My partner gets to meet her nephew, and we're excited about that. It's also her youngest brother's birthday, well his birthday was on Wednesday, but we're having a party I guess. So we're going to see the youngest brother, but we're really going to meet the baby.

It's the first time we'll be with her family after we've sent out the save the dates for our wedding. Her grandma has not acknowledged this. This being our relationship or our wedding. But that might not mean much considering it's hard to get her on the phone at all let alone for more than five minutes. I'm not one to speak, seeing as my grandma is the same way. And my partner's mom doesn't have much to say on the subject. This woman has some extra cash laying around (and a perfect credit score), but she wields her money strategically. There are always strings attachted. When she came to visit us for my partner's birthday, she said that she would chip in for the wedding by buying the wedding dresses -- under the condition that we spend the next six months losing weight. This was directly after we took her to the venue we picked out.

My parents are not well off by any means.
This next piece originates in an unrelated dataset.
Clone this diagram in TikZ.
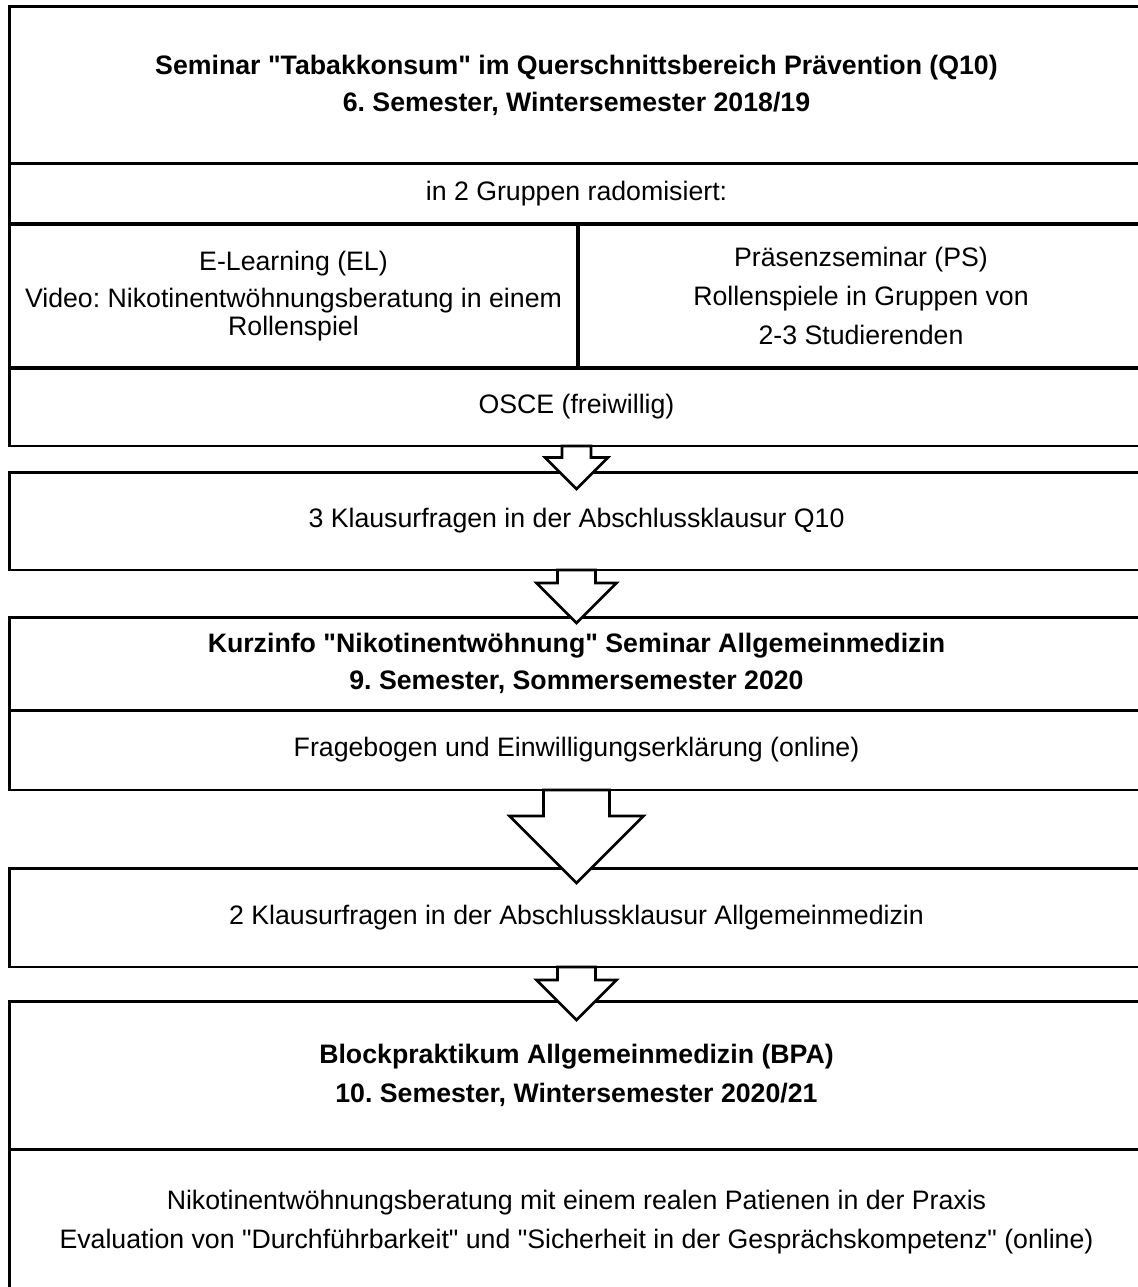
\documentclass[tikz,border=0pt]{standalone}
\usepackage{fontspec}
\setmainfont{Liberation Sans}
\usetikzlibrary{calc}
\frenchspacing

\tikzset{
  block/.style={draw, line width=1.7pt, inner sep=0pt, outer sep=0pt, align=center, minimum width=22.7cm},
  head/.style={font=\fontsize{15.2}{21}\selectfont\bfseries},
  flowarrow/.style={draw, fill=white, line width=1.5pt, line join=miter},
}
% straight double quote, kept out of the tex-text mapping
\newcommand{\qd}{\XeTeXglyph\XeTeXcharglyph"22\relax}
% #1 start node, #2 tip, #3 shaft half width, #4 head half width
\newcommand{\blockarrow}[4]{%
  \draw[flowarrow] (#2) -- ++(-#4,-#4) -- ++(#4-#3,0) |- (#1.south)
    -| ($(#2)+(#3,-#4)$) -- ++(#4-#3,0) -- cycle;}

\begin{document}
\begin{tikzpicture}[x=0.02cm, y=-0.02cm, align=center, font=\fontsize{15.2}{21}\selectfont]
  \useasboundingbox (0,0) rectangle (1137,1287);
  \path (576.5,85) node[block, head, minimum height=3.16cm](T) {Seminar \qd Tabakkonsum\qd{} im Querschnittsbereich Prävention (Q10)\\ 6. Semester, Wintersemester 2018/19}
        ++(0,109) node[block, minimum height=1.2cm](G) {in 2 Gruppen radomisiert:}
        ++(-283,102) node[block, minimum width=11.38cm, minimum height=2.88cm](EL) {E-Learning (EL)\\ Video: Nikotinentwöhnungsberatung in einem\\[-5pt] Rollenspiel}
        ++(567.5,0) node[block, minimum width=11.32cm, minimum height=2.88cm](PS) {Präsenzseminar (PS)\\[1pt] Rollenspiele in Gruppen von\\[1pt] 2-3 Studierenden}
        ++(-284.5,111) node[block, minimum height=1.56cm](O) {OSCE (freiwillig)}
        ++(0,114) node[block, minimum height=1.96cm](K1) {3 Klausurfragen in der Abschlussklausur Q10}
        ++(0,142.5) node[block, head, minimum height=1.86cm](KI) {Kurzinfo \qd Nikotinentwöhnung\qd{} Seminar Allgemeinmedizin\\ 9. Semester, Sommersemester 2020}
        ++(0,86.5) node[block, minimum height=1.6cm](F) {Fragebogen und Einwilligungserklärung (online)}
        ++(0,167.5) node[block, minimum height=1.98cm](K2) {2 Klausurfragen in der Abschlussklausur Allgemeinmedizin}
        ++(0,158) node[block, head, minimum height=2.98cm](B) {Blockpraktikum Allgemeinmedizin (BPA)\\[1pt] 10. Semester, Wintersemester 2020/21}
        ++(0,146.5) node[block, minimum height=2.9cm](P) {Nikotinentwöhnungsberatung mit einem realen Patienen in der Praxis\\[1pt] Evaluation von \qd Durchführbarkeit\qd{} und \qd Sicherheit in der Gesprächskompetenz\qd{} (online)};
  \coordinate (tip1) at (576.5,489);
  \coordinate (tip2) at (576.5,623);
  \coordinate (tip3) at (576.5,883);
  \coordinate (tip4) at (576.5,1020);
  \blockarrow{O}{tip1}{14.5}{31.5}
  \blockarrow{K1}{tip2}{19}{40}
  \blockarrow{F}{tip3}{33}{67}
  \blockarrow{K2}{tip4}{19}{40}
\end{tikzpicture}
\end{document}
They live paycheck to paycheck and are years past retirement age. But, they've offered several times to contribute financially to our wedding. I feel guilty about accepting their offers even though my partner and I could really use the extra financial support. So we decline. My parents love my partner, and I think it makes my partner sad that her mom isn't really like my parents that way. Her mom has proven time and time again that her love is conditional. I mean my partner's mom has done some pretty messed up stuff to my partner, but that's still her mom, you know?

My partner also hasn't told her family that we will not be travelling there for Christmas. The deal was that we would alternate holidays, and since I spent last Christmas with her family, this year she's supposed to spend Christmas with mine. But her family doesn't know that. I'm sure it will come up this weekend, and I don't think my partner's mom will be pleased. She is known for having manipulative reactions to things, so I'm also preparing for a bit of a blow up. Hopefully the baby will help smooth things over.

So anyway, we're going to New Mexico, and my future mother-in-law's enormous house is full of people. I'm preparing to be social and be completely uncomfortable for five days. Wish me luck.